The Slovenia Times

Frank Gorenc, From Slovenian Immigrant to Four-Star General



Gorenc will arrive in Europe next week to take over the post of NATO commander of US Air Forces in Europe and Africa and also the helm of the joint competence centre in Germany's Uedem and put on the fourth star.

"I will actually put the rank on on 2 August when I take command of those units in a ceremony in the Rammstein airbase," said Gorenc, adding that he will arrive in Germany on 29 July with his wife.

Prior to the trip to Europe, the general will go to Dallas to take a flying checkout because he intends to fly an airplane regularly while he is at Rammstein. He has more than 4,100 flight hours in various combat aircraft.

His older brother Stanley, who served in the US Air Force for 32 years to retire as a two-star general, was the one who proposed to Frank to go to the US Air Force Academy, which was a "fantastic opportunity to get premium college education essentially for free".

Gorenc admitted that the love of flying was not the main motive to go to the academy in Colorado Springs, adding that it was really more of an economic thing and the opportunity to get a scholarship.

Gorenc immigrated to the US from Slovenia's Velike Lašče with his brother and parents in 1961 when he was four. They settled in Milwaukee, WI, as three of the father's brother had already immigrated there.

"My mum had a very driven desire for both my brother and I to take advantage of absolutely everything that had to do with the opportunities for education in the States. I was the kid that always went to summer school."

Gorenc does not think it was harder to succeed because he was an immigrant. "Slovenians are very hard working people. They understand where they want to go, and they have a work ethic built into them and I am a manifestation of that."

He agreed with the statement of the Slovenian Ambassador to the US, Roman Kirn, that the US feels responsible for every little piece of the world. "I do agree with the idea that a strong military enables many many things."

According to him, it is very fulfilling to be able to execute the international communities' desires and objectives across the world. "We like to do it inside coalitions, and that is why countries like Slovenia are very very important to us, because where we share our values we can work together."

Asked about his assessment of the Slovenian Armed Forces, Gorenc said that "all the reports that I get...the results are always positive. All the reviews have been positive up to this point."

Despite the austerity measures taken by the EU allies and even by the US, the general is convinced that the future of NATO is solid. "The NATO alliance has been a force for many many decades and I see its role as critical in the future."

"There will always be room for NATO in this world. It's a complex world, and the fact of the matter is that all of our militaries get smaller, we are going to have to rely on each other more. Nobody can do it alone," said Gorenc.

Commenting on the criticism the US get because of the use of unmanned aircraft, or drones, the general said that the expression is not correct, because "there is nothing unmanned" about remotely-piloted aircraft.

The interview also discussed US President Barack Obama's promise that the US army will not use its fighter jets to arrest whistleblower Edward Snowden, a former technical contractor for the United States National Security Agency (NSA).
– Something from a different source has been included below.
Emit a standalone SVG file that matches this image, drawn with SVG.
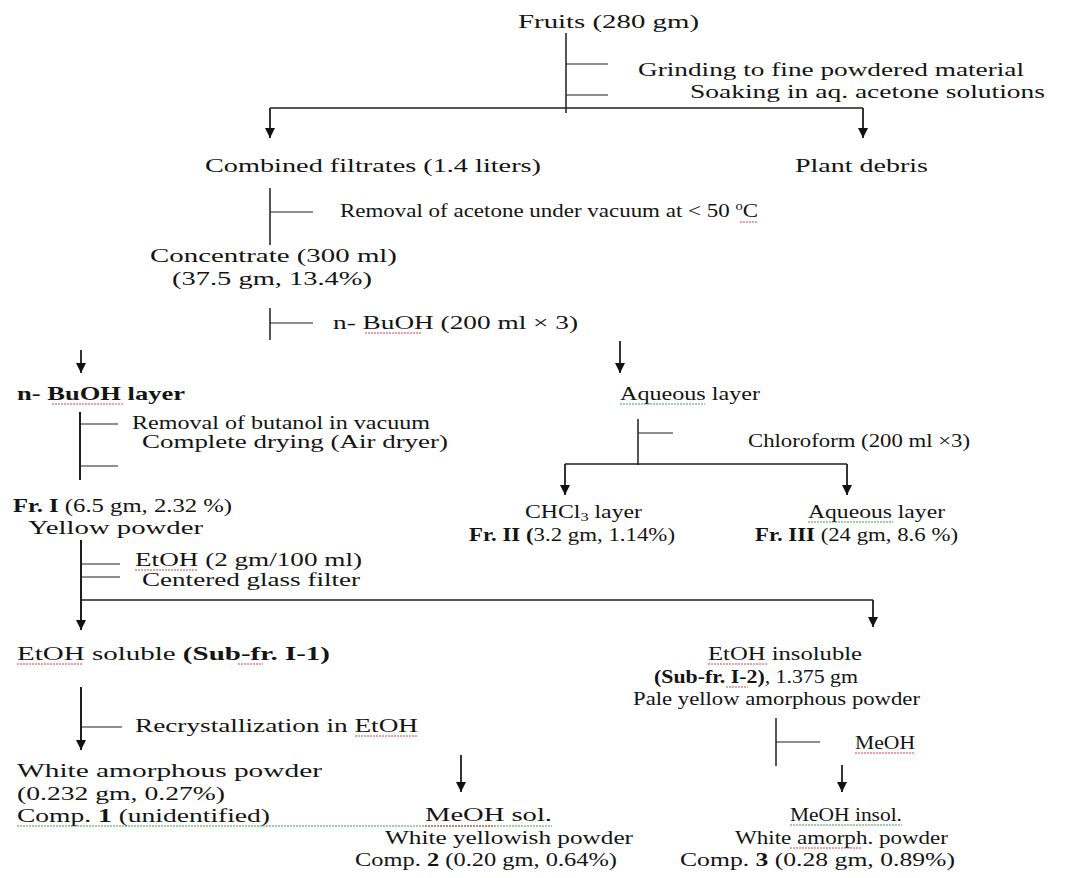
<svg xmlns="http://www.w3.org/2000/svg" width="1067" height="878" viewBox="0 0 1067 878">
<defs>
<style>
text{font-family:"Liberation Serif","Times New Roman",serif;font-size:19px;fill:#141414}
.b{font-weight:bold}
.sm{font-size:18px}
.ln{stroke:#1e1e1e;stroke-width:1.5;fill:none}
.tk{stroke:#1e1e1e;stroke-width:1.2;fill:none}
.ar{stroke:#1e1e1e;stroke-width:1.8;fill:none;marker-end:url(#ah)}
.sr{stroke:#d04848;stroke-width:1;fill:none;stroke-dasharray:2 1}
.sg{stroke:#4a9a4a;stroke-width:1;fill:none;stroke-dasharray:2 1}
</style>
<marker id="ah" viewBox="0 0 10 10" refX="10" refY="5" markerWidth="10" markerHeight="10" markerUnits="userSpaceOnUse" orient="auto">
<path d="M0,0 L10,5 L0,10 z" fill="#111"/>
</marker>
</defs>
<rect width="1067" height="878" fill="#fff"/>

<g id="connectors">
<path class="ln" d="M566,33 V113"/>
<path class="tk" d="M566,64 H608 M566,95 H608"/>
<path class="ln" d="M270,108 H863"/>
<path class="ar" d="M270,108 V138"/>
<path class="ar" d="M863,108 V138"/>
<path class="ln" d="M270,188 V245"/>
<path class="tk" d="M270,212 H313"/>
<path class="ln" d="M270,308 V340"/>
<path class="tk" d="M270,323 H313"/>
<path class="ar" d="M81,350 V373"/>
<path class="ar" d="M620,341 V373"/>
<path class="ln" d="M80,412 V480" style="stroke-width:2"/>
<path class="tk" d="M80,424 H118 M80,466 H118"/>
<path class="ln" d="M638,419 V465"/>
<path class="tk" d="M638,433 H673"/>
<path class="ln" d="M565,464 H847"/>
<path class="ar" d="M565,464 V495"/>
<path class="ar" d="M847,464 V495"/>
<path class="ar" d="M81,540 V630" style="stroke-width:2"/>
<path class="tk" d="M81,564 H120 M81,577 H120"/>
<path class="ln" d="M81,600 H873"/>
<path class="ar" d="M873,600 V627"/>
<path class="ar" d="M81,687 V750" style="stroke-width:2"/>
<path class="tk" d="M81,727 H122"/>
<path class="ln" d="M776,718 V766"/>
<path class="tk" d="M776,742 H820"/>
<path class="ar" d="M842,765 V792"/>
<path class="ar" d="M461,755 V792"/>
</g>

<g id="n-fruits"><text x="518" y="28" textLength="181" lengthAdjust="spacingAndGlyphs">Fruits (280 gm)</text></g>
<g id="s-grinding">
<text x="638" y="76" textLength="386" lengthAdjust="spacingAndGlyphs">Grinding to fine powdered material</text>
<text x="690" y="98" textLength="355" lengthAdjust="spacingAndGlyphs">Soaking in aq. acetone solutions</text>
</g>
<g id="n-filtrates"><text x="205" y="172" textLength="336" lengthAdjust="spacingAndGlyphs">Combined filtrates (1.4 liters)</text></g>
<g id="n-debris"><text x="795" y="172" textLength="133" lengthAdjust="spacingAndGlyphs">Plant debris</text></g>
<g id="s-acetone">
<text x="340" y="217" textLength="418" lengthAdjust="spacingAndGlyphs">Removal of acetone under vacuum at &lt; 50 <tspan font-size="12" dy="-7">o</tspan><tspan dy="7">C</tspan></text>
<path class="sr" d="M740,222 H758"/>
</g>
<g id="n-concentrate">
<text x="150" y="262" textLength="247" lengthAdjust="spacingAndGlyphs">Concentrate (300 ml)</text>
<text x="172" y="285" textLength="200" lengthAdjust="spacingAndGlyphs">(37.5 gm, 13.4%)</text>
</g>
<g id="s-buoh">
<text x="333" y="329" textLength="245" lengthAdjust="spacingAndGlyphs">n- BuOH (200 ml × 3)</text>
<path class="sr" d="M365,333 H422"/>
</g>
<g id="n-buoh-layer">
<text class="b" x="17" y="400" textLength="168" lengthAdjust="spacingAndGlyphs">n- BuOH layer</text>
<path class="sr" d="M52,404 H123"/>
</g>
<g id="n-aqueous1">
<text x="620" y="400" textLength="140" lengthAdjust="spacingAndGlyphs">Aqueous layer</text>
<path class="sg" d="M620,404 H705"/>
</g>
<g id="s-butanol">
<text class="sm" x="132" y="429" textLength="298" lengthAdjust="spacingAndGlyphs">Removal of butanol in vacuum</text>
<text class="sm" x="142" y="448" textLength="306" lengthAdjust="spacingAndGlyphs">Complete drying (Air dryer)</text>
</g>
<g id="s-chloroform"><text x="748" y="447" textLength="222" lengthAdjust="spacingAndGlyphs">Chloroform (200 ml ×3)</text></g>
<g id="n-fr1">
<text x="13" y="512" textLength="219" lengthAdjust="spacingAndGlyphs"><tspan class="b">Fr. I</tspan> (6.5 gm, 2.32 %)</text>
<text x="28" y="534" textLength="175" lengthAdjust="spacingAndGlyphs">Yellow powder</text>
</g>
<g id="n-fr2">
<text x="525" y="518" textLength="117" lengthAdjust="spacingAndGlyphs">CHCl<tspan font-size="13" dy="3">3</tspan><tspan dy="-3"> layer</tspan></text>
<text x="469" y="541" textLength="206" lengthAdjust="spacingAndGlyphs"><tspan class="b">Fr. II (</tspan>3.2 gm, 1.14%)</text>
</g>
<g id="n-fr3">
<text x="808" y="518" textLength="137" lengthAdjust="spacingAndGlyphs">Aqueous layer</text>
<path class="sg" d="M808,522 H893"/>
<text x="755" y="541" textLength="203" lengthAdjust="spacingAndGlyphs"><tspan class="b">Fr. III</tspan> (24 gm, 8.6 %)</text>
</g>
<g id="s-etoh">
<text class="sm" x="135" y="566" textLength="227" lengthAdjust="spacingAndGlyphs">EtOH (2 gm/100 ml)</text>
<path class="sr" d="M135,570 H198"/>
<text class="sm" x="142" y="586" textLength="218" lengthAdjust="spacingAndGlyphs">Centered glass filter</text>
</g>
<g id="n-sub1">
<text x="17" y="660" textLength="313" lengthAdjust="spacingAndGlyphs">EtOH soluble <tspan class="b">(Sub-fr. I-1)</tspan></text>
<path class="sr" d="M17,664 H82 M238,664 H263"/>
</g>
<g id="n-sub2">
<text x="708" y="660" textLength="154" lengthAdjust="spacingAndGlyphs">EtOH insoluble</text>
<path class="sr" d="M708,664 H768"/>
<text x="654" y="683" textLength="204" lengthAdjust="spacingAndGlyphs"><tspan class="b">(Sub-fr. I-2)</tspan>, 1.375 gm</text>
<path class="sr" d="M726,687 H748"/>
<text x="633" y="705" textLength="287" lengthAdjust="spacingAndGlyphs">Pale yellow amorphous powder</text>
</g>
<g id="s-recryst">
<text x="135" y="732" textLength="283" lengthAdjust="spacingAndGlyphs">Recrystallization in EtOH</text>
<path class="sr" d="M355,736 H418"/>
</g>
<g id="s-meoh">
<text x="855" y="749" textLength="60" lengthAdjust="spacingAndGlyphs">MeOH</text>
<path class="sr" d="M855,753 H915"/>
</g>
<g id="n-comp1">
<text x="17" y="777" textLength="305" lengthAdjust="spacingAndGlyphs">White amorphous powder</text>
<text x="17" y="800" textLength="208" lengthAdjust="spacingAndGlyphs">(0.232 gm, 0.27%)</text>
<text x="17" y="822" textLength="253" lengthAdjust="spacingAndGlyphs">Comp. <tspan class="b">1</tspan> (unidentified)</text>
<path class="sg" d="M17,826 H552"/>
</g>
<g id="n-comp2">
<text x="425" y="821" textLength="127" lengthAdjust="spacingAndGlyphs">MeOH sol.</text>
<path class="sr" d="M425,826 H495"/>
<text x="385" y="844" textLength="248" lengthAdjust="spacingAndGlyphs">White yellowish powder</text>
<text x="355" y="866" textLength="262" lengthAdjust="spacingAndGlyphs">Comp. <tspan class="b">2</tspan> (0.20 gm, 0.64%)</text>
</g>
<g id="n-comp3">
<text x="790" y="821" textLength="112" lengthAdjust="spacingAndGlyphs">MeOH insol.</text>
<path class="sg" d="M790,825 H902"/>
<text x="735" y="844" textLength="213" lengthAdjust="spacingAndGlyphs">White amorph. powder</text>
<path class="sr" d="M790,848 H862"/>
<text x="680" y="866" textLength="275" lengthAdjust="spacingAndGlyphs">Comp. <tspan class="b">3</tspan> (0.28 gm, 0.89%)</text>
</g>
</svg>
Gorenc was asked about Snowden, who is in Europe and if he wanted to go to Latin America, he would have to cross Europe, where NATO air forces are under Gorenc's command.

"I will be perfectly honest. It's not something that I pay a lot of attention to except for all the conventional reporting. Obviously, that's a touchy situation right now, but I'm not an expert on that particular situation."

Gorenc is actually not the only US four-star general of Slovenian descent. The first one was Ronald Zlatoper, a Navy four-star admiral who served as Commander in Chief of the United States Pacific Fleet from 1994 to 1996.

Gorenc said that Slovenia was a very beautiful country, remembering his visit to relatives in Ljubljana, Brezovica and Velike Lašče. He once visited the country in an official capacity with the colleagues from the National War College class.

He noted that the Slovenian community in Milwaukee, WI, bought a piece of land on a lake and built cottages there. The lake has an island there, and someone built a replica of the church on the real lake Bled in Slovenia, he added.

Gorenc still understands Slovenian, but claims that it is one of those languages "where you have to use it. There are not lot of opportunities to use it, so his "skills have atrophied probably below kindergarten level".

Gorenc also met Pope Benedict XVI in Washington, describing it as one of the most exciting times of his life. "Not only that I get to meet the pope that day, but I also got to meet President Bush. It's not often that a two-star general gets to talk to the president."